More skilled players can also map abilities and squad members to different buttons, allowing for commands to be issued on the fly. This blend of sauntering, slow-paced combat and real-time, lightning quick action eliminates the rigidity found in other shooters and allows for many different strategies to be used, especially when you factor in the choice of which teammates to take into battle and the weapons that they carry. The RPG style levelling-up system also adds depth to the combat, with players given points to spend on new powers and abilities. It's a blurring of genres that has often hampered other games but works so wonderfully in this instance.
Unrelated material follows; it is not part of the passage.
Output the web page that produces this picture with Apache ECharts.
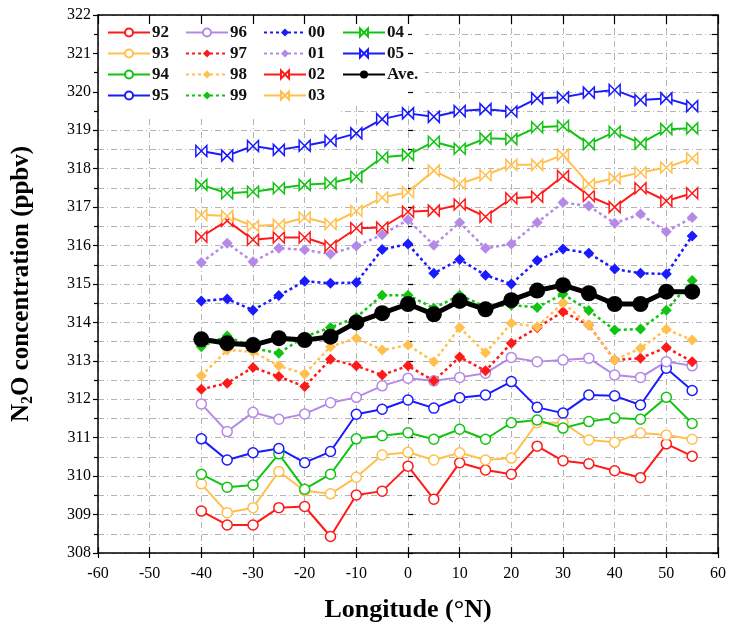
<!DOCTYPE html>
<html>
<head>
<meta charset="utf-8">
<script src="https://cdn.jsdelivr.net/npm/echarts@6/dist/echarts.min.js"></script>
<style>
  html, body { margin: 0; padding: 0; background: #fff; }
  #chart { width: 729px; height: 630px; }
</style>
</head>
<body>
<div id="chart"></div>
<script>
// Longitudes of the sampling bins (°N axis as labelled)
var longitudes = [-40, -35, -30, -25, -20, -15, -10, -5, 0, 5, 10, 15, 20, 25, 30, 35, 40, 45, 50, 55];

// Yearly N2O concentrations (ppbv) per longitude bin
var y92 = [309.09, 308.73, 308.73, 309.18, 309.21, 308.43, 309.51, 309.61, 310.26, 309.40, 310.35, 310.16, 310.05, 310.78, 310.40, 310.32, 310.14, 309.96, 310.84, 310.52];
var y93 = [309.80, 309.05, 309.18, 310.12, 309.62, 309.54, 309.97, 310.55, 310.62, 310.42, 310.61, 310.42, 310.47, 311.39, 311.39, 310.94, 310.88, 311.12, 311.07, 310.96];
var y94 = [310.05, 309.71, 309.77, 310.58, 309.66, 310.05, 310.97, 311.05, 311.13, 310.96, 311.22, 310.96, 311.39, 311.46, 311.25, 311.42, 311.51, 311.48, 312.05, 311.37];
var y95 = [310.97, 310.42, 310.61, 310.72, 310.35, 310.64, 311.61, 311.74, 311.98, 311.77, 312.04, 312.11, 312.46, 311.79, 311.64, 312.11, 312.09, 311.85, 312.81, 312.23];
var y96 = [311.88, 311.16, 311.66, 311.48, 311.62, 311.91, 312.05, 312.35, 312.55, 312.48, 312.57, 312.68, 313.09, 312.98, 313.02, 313.07, 312.63, 312.57, 312.98, 312.87];
var y97 = [312.26, 312.42, 312.83, 312.59, 312.33, 313.04, 312.87, 312.63, 312.87, 312.48, 313.10, 312.74, 313.46, 313.86, 314.28, 313.93, 313.02, 313.07, 313.35, 312.98];
var y98 = [312.61, 313.28, 313.24, 312.87, 312.66, 313.37, 313.59, 313.28, 313.41, 312.98, 313.87, 313.21, 313.98, 313.89, 314.51, 313.93, 313.02, 313.33, 313.82, 313.54];
var y99 = [313.37, 313.65, 313.33, 313.20, 313.63, 313.87, 314.13, 314.71, 314.71, 314.37, 314.71, 314.41, 314.45, 314.39, 314.74, 314.31, 313.80, 313.83, 314.32, 315.09];
var y00 = [314.56, 314.61, 314.32, 314.70, 315.07, 315.02, 315.04, 315.90, 316.04, 315.28, 315.64, 315.23, 315.00, 315.61, 315.91, 315.80, 315.39, 315.28, 315.26, 316.25];
var y01 = [315.56, 316.06, 315.58, 315.93, 315.89, 315.78, 315.99, 316.28, 316.67, 316.01, 316.60, 315.93, 316.04, 316.60, 317.12, 317.03, 316.58, 316.82, 316.36, 316.73];
var y02 = [316.23, 316.65, 316.15, 316.21, 316.21, 315.99, 316.45, 316.47, 316.88, 316.91, 317.07, 316.75, 317.23, 317.27, 317.81, 317.29, 317.00, 317.49, 317.16, 317.36];
var y03 = [316.80, 316.77, 316.51, 316.54, 316.73, 316.56, 316.90, 317.25, 317.39, 317.95, 317.61, 317.83, 318.10, 318.10, 318.36, 317.60, 317.75, 317.90, 318.03, 318.27];
var y04 = [317.58, 317.36, 317.40, 317.49, 317.58, 317.62, 317.79, 318.30, 318.36, 318.70, 318.52, 318.79, 318.77, 319.08, 319.11, 318.64, 318.96, 318.66, 319.03, 319.05];
var y05 = [318.46, 318.34, 318.59, 318.49, 318.60, 318.73, 318.92, 319.29, 319.44, 319.35, 319.50, 319.55, 319.49, 319.83, 319.86, 319.98, 320.05, 319.79, 319.83, 319.63];
var yAve = [313.56, 313.46, 313.41, 313.59, 313.54, 313.63, 314.00, 314.24, 314.48, 314.21, 314.56, 314.34, 314.58, 314.83, 314.97, 314.76, 314.48, 314.48, 314.80, 314.80];

// Axis ranges / ticks
var xMin = -60, xMax = 60, xStep = 10;
var yMin = 308, yMax = 322, yStep = 1;

var SERIF = '"Liberation Serif", "DejaVu Serif", serif';
var RED = '#ff1a1a', ORANGE = '#ffc04d', GREEN = '#12c412', BLUE = '#1a1aff', PURPLE = '#b48ae6';
var BOWTIE = 'path://M0,0L10,10L10,0L0,10Z';
var DOTS = [3, 3];
var GRID_DASH = [6, 3, 1, 3];

function pairs(vals) {
  return longitudes.map(function (x, i) { return [x, vals[i]]; });
}

function hollow(name, vals, color, symbol, size) {
  return {
    name: name, type: 'line', data: pairs(vals),
    symbol: symbol, symbolSize: size,
    lineStyle: { color: color, width: 2 },
    itemStyle: { color: '#fff', borderColor: color, borderWidth: 1.5 },
    emphasis: { disabled: true }, animation: false
  };
}
function dotted(name, vals, color) {
  return {
    name: name, type: 'line', data: pairs(vals),
    symbol: 'diamond', symbolSize: 11,
    lineStyle: { color: color, width: 2.5, type: DOTS },
    itemStyle: { color: color },
    emphasis: { disabled: true }, animation: false
  };
}

var series = [
  hollow('92', y92, RED, 'circle', 10),
  hollow('93', y93, ORANGE, 'circle', 10),
  hollow('94', y94, GREEN, 'circle', 10),
  hollow('95', y95, BLUE, 'circle', 10),
  hollow('96', y96, PURPLE, 'circle', 10),
  dotted('97', y97, RED),
  dotted('98', y98, ORANGE),
  dotted('99', y99, GREEN),
  dotted('00', y00, BLUE),
  dotted('01', y01, PURPLE),
  hollow('02', y02, RED, BOWTIE, 11),
  hollow('03', y03, ORANGE, BOWTIE, 11),
  hollow('04', y04, GREEN, BOWTIE, 11),
  hollow('05', y05, BLUE, BOWTIE, 11),
  {
    name: 'Ave.', type: 'line', data: pairs(yAve),
    symbol: 'circle', symbolSize: 16,
    lineStyle: { color: '#000', width: 5 },
    itemStyle: { color: '#000' },
    emphasis: { disabled: true }, animation: false
  }
];

function legendCol(left, names) {
  return {
    data: names, orient: 'vertical', left: left, top: 24,
    padding: 0, itemWidth: 42, itemHeight: 10, itemGap: 4,
    selectedMode: false, z: 5,
    textStyle: { fontFamily: SERIF, fontSize: 17, fontWeight: 'bold', color: '#111', padding: [0, 0, 0, -3] }
  };
}

var gridLine = { show: true, lineStyle: { color: '#b4b4b4', width: 1, type: GRID_DASH } };
var tickStyle = { color: '#000', width: 1.2 };

var option = {
  backgroundColor: '#fff',
  animation: false,
  grid: { left: 98, right: 9, top: 15, bottom: 77, containLabel: false },
  legend: [
    legendCol(107, ['92', '93', '94', '95']),
    legendCol(185, ['96', '97', '98', '99']),
    legendCol(263, ['00', '01', '02', '03']),
    legendCol(342, ['04', '05', 'Ave.'])
  ],
  graphic: [
    { type: 'rect', z: 1, silent: true, shape: { x: 99, y: 16, width: 326, height: 88 }, style: { fill: '#fff' } },
    { type: 'rect', z: 1, silent: true, shape: { x: 99, y: 100, width: 241, height: 18 }, style: { fill: '#fff' } }
  ],
  xAxis: [
    {
      type: 'value', position: 'bottom', min: xMin, max: xMax, interval: xStep, z: 3,
      name: 'Longitude (°N)', nameLocation: 'middle', nameGap: 44,
      nameTextStyle: { fontFamily: SERIF, fontSize: 26, fontWeight: 'bold', color: '#000' },
      axisLine: { show: true, onZero: false, lineStyle: { color: '#000', width: 1.5 } },
      axisTick: { show: true, inside: false, length: 5, lineStyle: tickStyle },
      axisLabel: { fontFamily: SERIF, fontSize: 16, color: '#000', margin: 13 },
      splitLine: { show: false }
    },
    {
      type: 'value', position: 'bottom', min: xMin, max: xMax, interval: xStep, z: 3,
      axisLine: { show: false }, axisLabel: { show: false },
      axisTick: { show: true, inside: true, length: 6, lineStyle: tickStyle },
      splitLine: { show: false }
    },
    {
      type: 'value', position: 'top', min: xMin, max: xMax, interval: xStep, z: 3,
      axisLine: { show: true, onZero: false, lineStyle: { color: '#000', width: 1.5 } }, axisLabel: { show: false },
      axisTick: { show: true, inside: true, length: 9, lineStyle: tickStyle },
      splitLine: { show: false }
    },
    {
      type: 'value', position: 'bottom', min: xMin, max: xMax, interval: xStep, z: 0,
      axisLine: { show: false }, axisLabel: { show: false }, axisTick: { show: false },
      splitLine: gridLine
    }
  ],
  yAxis: [
    {
      type: 'value', position: 'left', min: yMin, max: yMax, interval: yStep, z: 3,
      name: '{b|N}{s|2}{b|O concentration (ppbv)}', nameLocation: 'middle', nameGap: 62, nameRotate: 90,
      nameTextStyle: {
        fontFamily: SERIF, fontSize: 25, fontWeight: 'bold', color: '#000',
        rich: {
          b: { fontFamily: SERIF, fontSize: 25, fontWeight: 'bold', color: '#000', lineHeight: 28 },
          s: { fontFamily: SERIF, fontSize: 16, fontWeight: 'bold', color: '#000', lineHeight: 16, verticalAlign: 'bottom', padding: [9, 0, 0, 0] }
        }
      },
      axisLine: { show: true, onZero: false, lineStyle: { color: '#000', width: 1.5 } },
      axisTick: { show: true, inside: false, length: 5, lineStyle: tickStyle },
      minorTick: { show: true, splitNumber: 2, length: 4, lineStyle: tickStyle },
      axisLabel: { fontFamily: SERIF, fontSize: 16, color: '#000', margin: 7 },
      splitLine: { show: false }
    },
    {
      type: 'value', position: 'left', min: yMin, max: yMax, interval: yStep, z: 3,
      axisLine: { show: false }, axisLabel: { show: false },
      axisTick: { show: true, inside: true, length: 5, lineStyle: tickStyle },
      minorTick: { show: true, splitNumber: 2, length: 4, lineStyle: tickStyle },
      splitLine: { show: false }
    },
    {
      type: 'value', position: 'right', min: yMin, max: yMax, interval: yStep, z: 3,
      axisLine: { show: true, onZero: false, lineStyle: { color: '#000', width: 1.5 } }, axisLabel: { show: false },
      axisTick: { show: true, inside: true, length: 6, lineStyle: tickStyle },
      minorTick: { show: true, splitNumber: 2, length: 6, lineStyle: tickStyle },
      splitLine: { show: false }
    },
    {
      type: 'value', position: 'left', min: yMin, max: yMax, interval: yStep, z: 0,
      axisLine: { show: false }, axisLabel: { show: false }, axisTick: { show: false },
      splitLine: gridLine,
      minorTick: { show: false, splitNumber: 2 },
      minorSplitLine: gridLine
    }
  ],
  series: series
};

var chart = echarts.init(document.getElementById('chart'), null, { renderer: 'canvas' });
chart.setOption(option);
</script>
</body>
</html>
Perhaps the only suspect feature in the game is the rather dull and time consuming mineral mining. It's slightly disappointing and deceptive when you see the size of the galaxy map only to realise that many of the planets are technically out of bounds and may only be scanned in order to mine resources to aid with the creation of new weapons, armour and items. Also, the graphics are largely smooth and sharp - surprisingly so in fact - but occasionally (and in particular during some vehicle sections), the textures leave a little bit to be desired. Speaking of the environments, as with any sci-fi, space title, there are instances when certain space station interiors seem a little dull and generic, but even this is largely (and again surprisingly) a rare problem, as most of the surroundings are visually diverse and aesthetically pleasing.
In a game of this scale and size, the problems are relatively minor and are heavily outweighed by the positives. The combat system, the narrative, the branching conversations and the meshing of multiple genres sets Mass Effect 2 apart from almost every other game, resulting in a title that will entertain for hours and can be replayed over and over with different outcomes. Considering all of the extras that the PS3 version includes, it's fair to say that this is the definitive version of the title and proves that good things, nay great things, really do come to those who wait.